In this experiment, the Association was supported by operational partners such as the Coopérative Tiers-Lieux. In addition, more than 20 local partners (community organisations, local authorities, companies, media) were involved, either by co-leading a project or by providing it with human and/or material resources. 

The Third Place experiment (2017-2019), which had its share of failures and successes, was rich in lessons for the pursuit of the local innovation strategy and the consolidation of a Third Place methodology. The Third Place has proved to be a useful tool for fighting social divides and meeting the needs of local areas. If it enables rural areas to be revitalised through cultural and economic activity, it is also effective in developing the skills of its users. 

Nevertheless, the French Red Cross has realised that the temporality and consequent cost of real estate projects are a major obstacle to the development of Third Places. This is why the Association is now placing greater emphasis on the collective citizen and partnership approach and on the flexibility of its activities so as not to depend on real estate constraints and to produce a rapid and significant social impact.

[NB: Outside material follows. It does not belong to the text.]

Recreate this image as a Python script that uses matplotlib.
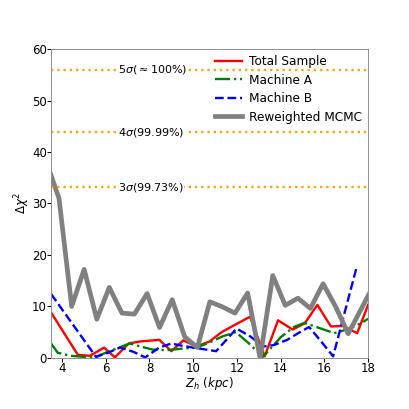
import matplotlib
matplotlib.use("Agg")
import matplotlib.pyplot as plt

# Reweighted MCMC (gray)
x_mcmc = [3.29, 3.86, 4.44, 5.01, 5.59, 6.16, 6.74, 7.31, 7.89, 8.46, 9.04, 9.61, 10.19,
          10.76, 11.34, 11.91, 12.49, 13.06, 13.64, 14.21, 14.79, 15.36, 15.94, 16.51,
          17.09, 17.66, 18.24]
y_mcmc = [38.0, 31.0, 10.0, 17.2, 7.5, 13.7, 8.7, 8.5, 12.5, 5.9, 11.3, 4.1, 2.0,
          10.9, 9.9, 8.7, 12.6, 0.0, 16.0, 10.2, 11.6, 9.6, 14.4, 10.0,
          4.7, 9.3, 14.0]

# Total sample (red)
x_total = [3.50, 4.72, 5.28, 5.92, 6.42, 7.05, 7.60, 8.15, 8.45, 9.00, 9.55, 10.15,
           10.75, 11.30, 11.90, 12.60, 13.27, 13.88, 14.55, 15.10, 15.68, 16.30,
           16.85, 17.50, 18.00]
y_total = [8.8, 0.6, 0.4, 2.0, 0.1, 2.8, 3.2, 3.4, 3.5, 1.3, 3.4, 2.2,
           3.2, 5.0, 6.4, 8.0, 0.3, 7.3, 5.5, 6.7, 10.3, 6.1,
           6.2, 4.8, 10.3]

# Machine A (green)
x_a = [3.50, 3.80, 4.40, 5.00, 5.50, 6.00, 6.60, 7.10, 7.60, 8.15, 8.80, 9.50, 10.15,
       10.75, 11.35, 11.95, 12.50, 13.19, 14.00, 14.60, 15.10, 15.70, 16.45, 17.10,
       17.70, 18.00]
y_a = [2.8, 1.0, 0.4, 0.2, 0.1, 1.0, 2.0, 2.8, 2.2, 1.6, 1.5, 1.8, 2.0,
       3.0, 4.2, 5.0, 3.0, 0.2, 4.0, 6.0, 6.8, 5.9, 4.8, 5.6,
       6.8, 7.6]

# Machine B (blue)
x_b = [3.50, 5.55, 6.10, 6.65, 7.25, 7.80, 8.45, 9.00, 9.55, 10.15, 11.05, 11.98,
       12.60, 13.20, 13.70, 14.30, 14.80, 15.30, 15.85, 16.40, 17.48]
y_b = [12.4, 0.2, 1.0, 2.0, 1.2, 0.1, 2.0, 2.8, 2.3, 1.9, 1.3, 5.7,
       4.2, 2.2, 2.5, 3.5, 4.8, 6.0, 3.2, 0.3, 17.7]

sig_levels = [33.2, 43.8, 56.0]
sig_labels = [r'3$\sigma$(99.73%)', r'4$\sigma$(99.99%)', r'5$\sigma$($\approx$100%)']

DPI = 85
fig = plt.figure(figsize=(409 / DPI, 409 / DPI), dpi=DPI)
ax = fig.add_axes([0.125, 0.125, 0.775, 0.755])

ax.plot(x_total, y_total, color='red', lw=2, ls='-', label='Total Sample')
ax.plot(x_a, y_a, color='green', lw=2, ls='-.', label='Machine A')
ax.plot(x_b, y_b, color='blue', lw=2, ls='--', label='Machine B')
ax.plot(x_mcmc, y_mcmc, color='gray', lw=4, ls='-', label='Reweighted MCMC')

for lev, lab in zip(sig_levels, sig_labels):
    ax.axhline(lev, color='orange', ls=':', lw=2)
    ax.text(6.55, lev, lab, fontsize=9.4, va='center', ha='left',
            bbox=dict(facecolor='white', edgecolor='none', pad=0.5))

ax.set_xlim(3.5, 18)
ax.set_ylim(0, 60)
ax.set_xticks([4, 6, 8, 10, 12, 14, 16, 18])
ax.set_yticks([0, 10, 20, 30, 40, 50, 60])
ax.tick_params(labelsize=10, length=3, pad=0.5)
for s in ax.spines.values():
    s.set_color('0.55')
ax.set_xlabel(r'$Z_h\ (kpc)$', fontsize=10, labelpad=0)
ax.set_ylabel(r'$\Delta\chi^2$', fontsize=10, labelpad=0)
ax.legend(loc='upper right', frameon=False, fontsize=10.3, handlelength=2.2,
          handletextpad=0.6, borderaxespad=0.1, labelspacing=0.45)

fig.savefig('out.png', dpi=DPI)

Finally, as each project requires a great deal of time and resources, it would not be realistic or applicable to transform all French Red Cross structures into solidarity-based Third Places. However, changes in professional practices and modes of intervention can be spread throughout the Association’s network. It is essential today to share knowledge about past experience in order to inspire and train other employees and volunteers.  

The French Red Cross has capitalised on this experience by creating a methodological guide and training 26 “Third Place ambassadors”, i.e. volunteers and employees of the French Red Cross in charge of the local area transformation.